Sports and rec groups receive financial boost

The total might be a little smaller than last year, but everyone got a slice of the pie.

The total might be a little smaller than last year, but everyone got a slice of the pie.

Last week, on behalf of the Yukon Recreation Advisory Committee, Community Services Minister Archie Lang granted $907,250 to Yukon sport and recreation groups, down $9,950 from last year.

Again, Cross Country Yukon topped the list of recipients. It got $89,500, up from $88,500 last year.

“They have very good established programs, they have big numbers, they have developmental programs as well—grassroots as well as elites,” said Karen Thompson, director of sport and recreation with the Yukon government. “Their assessment is based on their whole program.”

With about 72 minor soccer games taking place each week in Whitehorse alone, it is no surprise that the second largest dispensation went to the Yukon Soccer Association with $88,500, the same as last year.

Although iceless for much of the year, with no year-round rink in the territory, the Yukon Amateur Hockey Association took the third largest bundle with $68,500, up $1,500 from last year.

Taking in the bulk of funds for the special recreation groups were both the Recreation and Parks Association of Yukon and the Skookum Jim Friendship Centre, each getting $61,000.

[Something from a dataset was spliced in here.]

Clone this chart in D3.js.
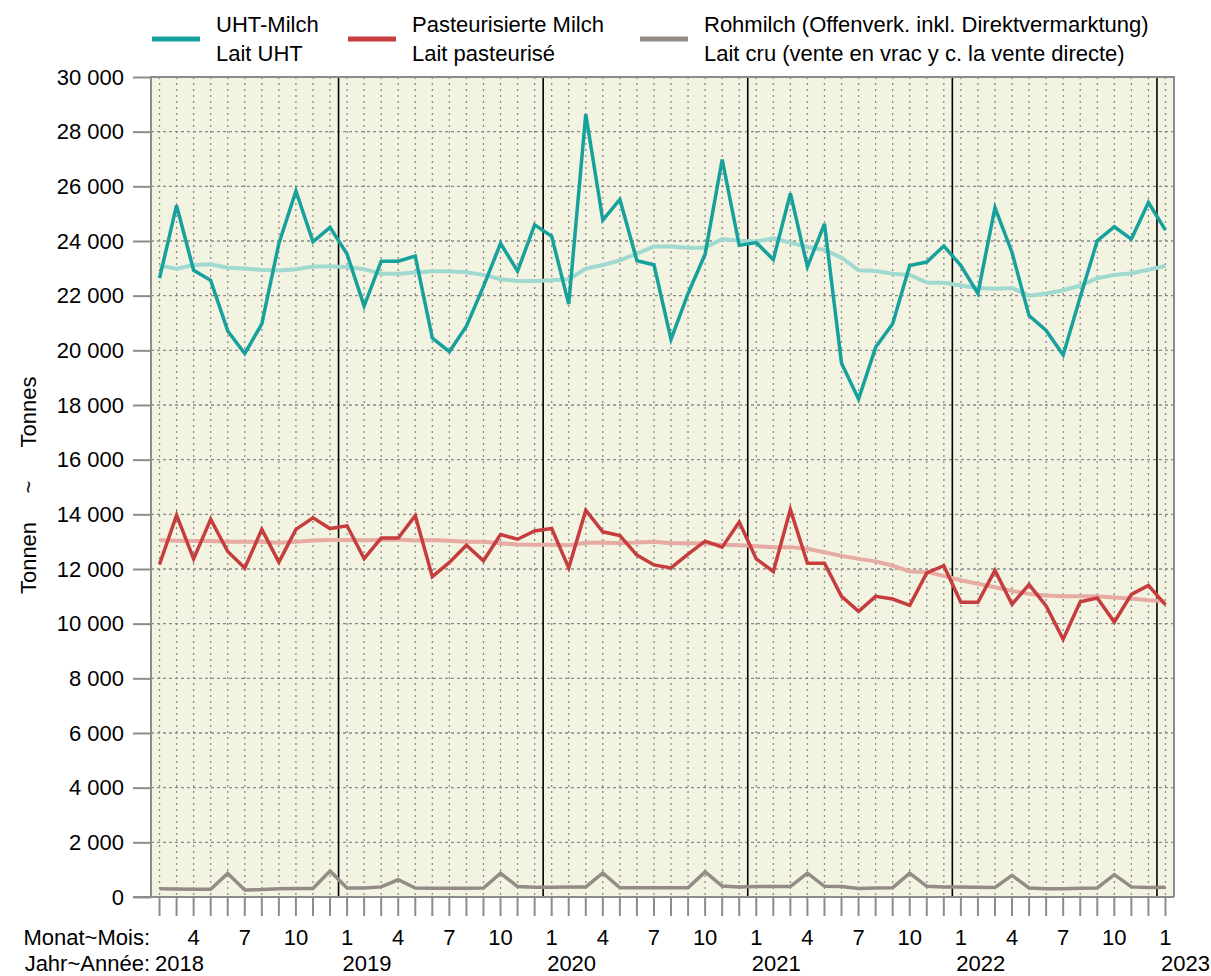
<!DOCTYPE html>
<html>
<head>
<meta charset="utf-8">
<script src="https://cdn.jsdelivr.net/npm/d3@7"></script>
<style>
  body { margin: 0; background: #fff; }
  text { font-family: "Liberation Sans", Arial, sans-serif; fill: #000; }
</style>
</head>
<body>
<svg id="chart" width="1211" height="976"></svg>
<script>
// months Feb 2018 .. Jan 2023
var monate = ["2018-02","2018-03","2018-04","2018-05","2018-06","2018-07","2018-08","2018-09","2018-10","2018-11","2018-12",
  "2019-01","2019-02","2019-03","2019-04","2019-05","2019-06","2019-07","2019-08","2019-09","2019-10","2019-11","2019-12",
  "2020-01","2020-02","2020-03","2020-04","2020-05","2020-06","2020-07","2020-08","2020-09","2020-10","2020-11","2020-12",
  "2021-01","2021-02","2021-03","2021-04","2021-05","2021-06","2021-07","2021-08","2021-09","2021-10","2021-11","2021-12",
  "2022-01","2022-02","2022-03","2022-04","2022-05","2022-06","2022-07","2022-08","2022-09","2022-10","2022-11","2022-12",
  "2023-01"];

var uht = [22640,25300,22930,22560,20710,19880,20970,23910,25830,23970,24500,
  23520,21620,23260,23260,23450,20450,19950,20880,22340,23910,22900,24590,
  24170,21690,28640,24760,25520,23280,23130,20400,22080,23520,26980,23840,
  23940,23320,25740,23060,24630,19530,18220,20110,20970,23100,23230,23820,
  23100,22080,25220,23580,21270,20730,19830,21950,24010,24520,24070,25410,
  24400];
var uht_trend = [23100,22990,23120,23150,23020,22990,22940,22920,22970,23070,23070,
  23050,22970,22800,22800,22850,22890,22890,22860,22760,22600,22540,22540,
  22560,22600,22990,23120,23290,23540,23800,23800,23750,23750,24070,24010,
  23980,24100,23940,23780,23670,23390,22930,22900,22800,22760,22480,22470,
  22370,22280,22250,22280,22000,22080,22200,22370,22640,22760,22820,22950,
  23090];

var past = [12170,13970,12370,13820,12640,12040,13450,12250,13450,13870,13480,
  13580,12380,13130,13130,13950,11720,12240,12870,12300,13260,13090,13390,
  13480,12040,14150,13360,13220,12510,12150,12040,12540,13020,12800,13720,
  12370,11910,14180,12210,12210,11000,10450,11000,10900,10670,11860,12120,
  10780,10780,11950,10710,11430,10650,9430,10800,10940,10060,11070,11400,
  10690];
var past_trend = [13050,13030,13020,13020,13000,13000,13000,12960,13000,13040,13060,
  13060,13050,13060,13080,13040,13060,13030,13000,13000,12940,12900,12890,
  12890,12870,12960,12970,12940,12970,13000,12940,12940,12940,12890,12870,
  12830,12800,12800,12740,12610,12480,12370,12280,12120,11910,11890,11750,
  11590,11460,11330,11200,11090,11030,11000,11000,11000,10960,10920,10860,
  10830];

var roh = [300,290,280,280,860,260,270,300,310,310,950,
  330,330,370,630,330,320,320,320,330,870,380,360,
  360,370,370,880,340,340,340,340,340,920,400,370,
  380,380,380,870,390,380,310,330,340,870,390,370,
  370,360,350,790,330,300,300,320,330,820,370,350,
  360];

var yTicks = d3.range(0, 30001, 2000);

var col_uht = "#16a19c", col_uht_t = "#9fd9cf";
var col_past = "#c63d3e", col_past_t = "#e6aba2";
var col_roh = "#948b87";

var FS = "22px";
var svg = d3.select("#chart");
var L = 151, R = 1174, T = 77, B = 897;

var x = d3.scaleLinear().domain([-0.5, monate.length - 0.5]).range([L, R]);
var y = d3.scaleLinear().domain([0, 30000]).range([B, T]);

var loc = d3.formatLocale({decimal: ",", thousands: " ", grouping: [3], currency: ["", ""]});
var fmt = loc.format(",d");

// background
svg.append("rect").attr("x", L).attr("y", T).attr("width", R - L).attr("height", B - T)
  .attr("fill", "#f3f3e1");

// horizontal grid
svg.append("g").selectAll("line").data(yTicks.slice(1)).enter().append("line")
  .attr("x1", L).attr("x2", R).attr("y1", d => y(d)).attr("y2", d => y(d))
  .attr("stroke", "#8a8a8a").attr("stroke-width", 1.3).attr("stroke-dasharray", "3,3");

// vertical month grid
svg.append("g").selectAll("line").data(monate).enter().append("line")
  .attr("x1", (d, i) => x(i)).attr("x2", (d, i) => x(i)).attr("y1", T).attr("y2", B)
  .attr("stroke", "#8a8a8a").attr("stroke-width", 1.3).attr("stroke-dasharray", "2,4");

// year boundaries
var jan = [];
monate.forEach(function(m, i) { if (m.slice(5) == "01") jan.push(i); });
svg.append("g").selectAll("line").data(jan).enter().append("line")
  .attr("x1", d => x(d - 0.5)).attr("x2", d => x(d - 0.5)).attr("y1", T).attr("y2", B)
  .attr("stroke", "#000").attr("stroke-width", 1.6);

// frame
svg.append("path").attr("d", "M" + L + "," + B + "V" + T + "H" + R + "V" + B)
  .attr("fill", "none").attr("stroke", "#8c8c8c").attr("stroke-width", 2);

// y axis
var yAxis = d3.axisLeft(y).tickValues(yTicks).tickFormat(fmt).tickSize(18).tickPadding(9);
var gy = svg.append("g").attr("transform", "translate(" + L + ",0)").call(yAxis);
gy.select(".domain").remove();
gy.selectAll(".tick line").attr("stroke", "#8c8c8c").attr("stroke-width", 2);
gy.selectAll(".tick text").style("font-size", FS).style("font-family", "Liberation Sans, Arial, sans-serif");

// bottom axis line + month ticks
svg.append("line").attr("x1", L - 18).attr("x2", R).attr("y1", B).attr("y2", B)
  .attr("stroke", "#8c8c8c").attr("stroke-width", 2);
svg.append("g").selectAll("line").data(monate).enter().append("line")
  .attr("x1", (d, i) => x(i)).attr("x2", (d, i) => x(i)).attr("y1", B).attr("y2", B + 19)
  .attr("stroke", "#8c8c8c").attr("stroke-width", 2);

// month labels
svg.append("text").attr("x", 150).attr("y", 945).attr("text-anchor", "end")
  .style("font-size", FS).text("Monat~Mois:");
svg.append("g").selectAll("text").data(monate.map((m, i) => [+m.slice(5), i]).filter(d => (d[0] - 1) % 3 == 0))
  .enter().append("text")
  .attr("x", d => x(d[1])).attr("y", 945).attr("text-anchor", "middle")
  .style("font-size", FS).text(d => d[0]);

// year labels
var yb = 971;
svg.append("text").attr("x", 150).attr("y", yb).attr("text-anchor", "end")
  .style("font-size", FS).text("Jahr~Année:");
svg.append("text").attr("x", L + 4).attr("y", yb).style("font-size", FS).text(monate[0].slice(0, 4));
svg.append("g").selectAll("text").data(jan).enter().append("text")
  .attr("x", d => x(d - 0.5) + 4).attr("y", yb)
  .style("font-size", FS).text(d => monate[d].slice(0, 4));

// y title
var ytitle = [["Tonnen", 558], ["~", 487], ["Tonnes", 412]];
svg.append("g").selectAll("text").data(ytitle).enter().append("text")
  .attr("transform", d => "translate(28," + d[1] + ") rotate(-90)")
  .attr("text-anchor", "middle").attr("dominant-baseline", "central")
  .style("font-size", FS).text(d => d[0]);

// lines
var line = d3.line().x((d, i) => x(i)).y(d => y(d));
function draw(data, color, w) {
  svg.append("path").datum(data).attr("d", line)
    .attr("fill", "none").attr("stroke", color).attr("stroke-width", w)
    .attr("stroke-linejoin", "miter");
}
draw(uht_trend, col_uht_t, 4);
draw(past_trend, col_past_t, 4);
draw(uht, col_uht, 3.5);
draw(past, col_past, 3.5);
draw(roh, col_roh, 3.5);

// legend
var legend = [
  {c: col_uht, x: 152, t1: "UHT-Milch", t2: "Lait UHT"},
  {c: col_past, x: 348, t1: "Pasteurisierte Milch", t2: "Lait pasteurisé"},
  {c: col_roh, x: 640, t1: "Rohmilch (Offenverk. inkl. Direktvermarktung)", t2: "Lait cru (vente en vrac y c. la vente directe)"}
];
var lg = svg.append("g").selectAll("g").data(legend).enter().append("g");
lg.append("line").attr("x1", d => d.x).attr("x2", d => d.x + 48).attr("y1", 39).attr("y2", 39)
  .attr("stroke", d => d.c).attr("stroke-width", 5);
lg.append("text").attr("x", d => d.x + 64).attr("y", 32).style("font-size", FS).text(d => d.t1);
lg.append("text").attr("x", d => d.x + 64).attr("y", 61).style("font-size", FS).text(d => d.t2);
</script>
</body>
</html>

In addition, $130,000 has been allocated for Yukon Sport. And the High Performance Athlete and Official Program will receive $70,000.

To qualify for grants, the groups must meet a list of criteria, such as acting as a governing body for the sport in the territory and hosting a Yukon championship for their sport.

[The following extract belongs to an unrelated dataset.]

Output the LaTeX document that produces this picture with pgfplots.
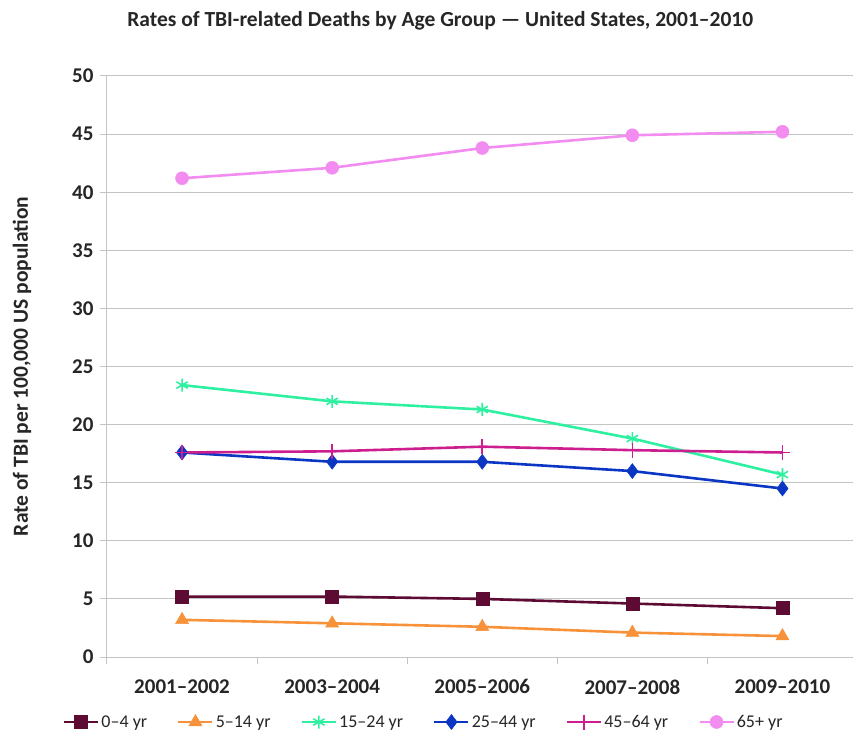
\documentclass[border=0pt]{standalone}
\usepackage{fontspec}
\setmainfont{Carlito}
\usepackage{pgfplots}
\pgfplotsset{compat=1.18}

\definecolor{cMaroon}{HTML}{5E0B33}
\definecolor{cOrange}{HTML}{F7923A}
\definecolor{cMint}{HTML}{2EF0A0}
\definecolor{cBlue}{HTML}{0B36C4}
\definecolor{cMagenta}{HTML}{CC1E8E}
\definecolor{cPink}{HTML}{F28CF0}
\definecolor{cGrid}{HTML}{C4C4C4}

\begin{document}
\begin{tikzpicture}
\path[use as bounding box] (-107pt,-79pt) rectangle (746pt,657pt);
\begin{axis}[
  at={(0pt,0pt)}, anchor=south west,
  scale only axis,
  width=746pt, height=581pt,
  xmin=-0.5, xmax=4.47,
  ymin=0, ymax=50,
  axis x line*=bottom, axis y line*=left,
  axis line style={cGrid, line width=1pt},
  xtick={0,1,2,3,4},
  xticklabels={2001--2002,2003--2004,2005--2006,2007--2008,2009--2010},
  major x tick style={draw=none},
  minor xtick={-0.5,0.5,1.5,2.5,3.5},
  minor x tick style={cGrid, line width=1pt},
  minor tick length=7pt,
  ytick={0,5,...,50},
  ymajorgrids,
  grid style={cGrid, line width=1pt},
  major y tick style={cGrid, line width=1pt},
  major tick length=7pt,
  tick align=outside,
  tick label style={font=\fontsize{21}{23}\selectfont\bfseries, text=black!85},
  /pgf/number format/assume math mode=true,
  xticklabel style={yshift=-12pt},
  yticklabel style={xshift=-3pt},
  ylabel={Rate of TBI per 100,000 US population},
  ylabel style={at={(axis description cs:-0.114,0.5)}, anchor=center,
    font=\fontsize{21.5}{23}\selectfont\bfseries, text=black!85},
  title={Rates of TBI-related Deaths by Age Group — United States, 2001–2010},
  title style={at={(axis cs:1.72,50)}, yshift=49pt, anchor=center,
    font=\fontsize{21.5}{23}\selectfont\bfseries, text=black!85},
  legend columns=6,
  legend style={at={(axis cs:1.61,0)}, yshift=-65pt, anchor=center, draw=none,
    font=\fontsize{18}{20}\selectfont, text=black!85,
    /tikz/every even column/.append style={column sep=28pt}},
  legend image code/.code={
    \draw[mark repeat=2,mark phase=2] plot coordinates {(0pt,0pt) (17pt,0pt) (34pt,0pt)};},
  every axis plot/.append style={line width=2.6pt},
  clip=false,
]
\addplot[cMaroon, mark=square*, mark size=6.5pt, mark options={line width=0.5pt}]
  coordinates {(0,5.2) (1,5.2) (2,5.0) (3,4.6) (4,4.2)};
\addlegendentry{0–4 yr}
\addplot[cOrange, mark=triangle*, mark size=7.5pt, mark options={line width=0.5pt}]
  coordinates {(0,3.2) (1,2.9) (2,2.6) (3,2.1) (4,1.8)};
\addlegendentry{5–14 yr}
\addplot[cMint, mark=asterisk, mark size=6.5pt, mark options={line width=1.6pt}]
  coordinates {(0,23.4) (1,22.0) (2,21.3) (3,18.8) (4,15.7)};
\addlegendentry{15–24 yr}
\addplot[cBlue, mark=diamond*, mark size=7.5pt, mark options={line width=0.5pt}]
  coordinates {(0,17.6) (1,16.8) (2,16.8) (3,16.0) (4,14.5)};
\addlegendentry{25–44 yr}
\addplot[cMagenta, mark=+, mark size=7.5pt, mark options={line width=1.6pt}]
  coordinates {(0,17.6) (1,17.7) (2,18.1) (3,17.8) (4,17.6)};
\addlegendentry{45–64 yr}
\addplot[cPink, mark=*, mark size=6.5pt, mark options={line width=0.5pt}]
  coordinates {(0,41.2) (1,42.1) (2,43.8) (3,44.9) (4,45.2)};
\addlegendentry{65+ yr}
\end{axis}
\end{tikzpicture}
\end{document}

“They have the sole responsibility for that sport in the territory, it can’t be a club,” said Thompson. “For example, Softball Yukon applies but not the Whitehorse Softball Club.

“It’s the same on the Special Recreation Group side—each is like an umbrella organization.”

After each group has applied separately, the YRAC, a ministerial appointed body, examines the requests and assesses how they were spent in the past.

“It’s very prescribed,” said Thompson. “A lot of it is based on history, because they come to the table every year. Each year when they come with their application, YRAC is looking at what they did last year with their money. So they have to provide accountability as to, ‘You got $5,000 for coaching development, what did you did with that?’

“So the sport consultant works with all the applications when they come in, puts them together in a readable format, goes through them and makes sure all the numbers add up and makes recommendations to YRAC as to the funding level.

“That funding level is based on (participant) numbers to a certain extent, but not solely.”

Aside from the volume of participants and the “depth” of skill level within the program, groups are judged on whether they are sending athletes to the Canada Summer Games, North American Indigenous Games, Arctic Winter Games or any national championships.

Despite the six-figure infusion into the sport and special recreation groups, the organizations still require funding from other sources, such as Whitehorse, said Thompson.

“It is not an easy decision process because every group has good stuff happening,” said Thompson. “And the budget they submit is much larger than what YRAC gives them. YRAC is a small percentage of the money they spend over a year. If you look at the applications that are coming in, we’re not even getting to 50 per cent of their costs.”

The annual YRAC grant money comes from a revenue agreement between the Yukon Government and the Yukon Lottery Commission.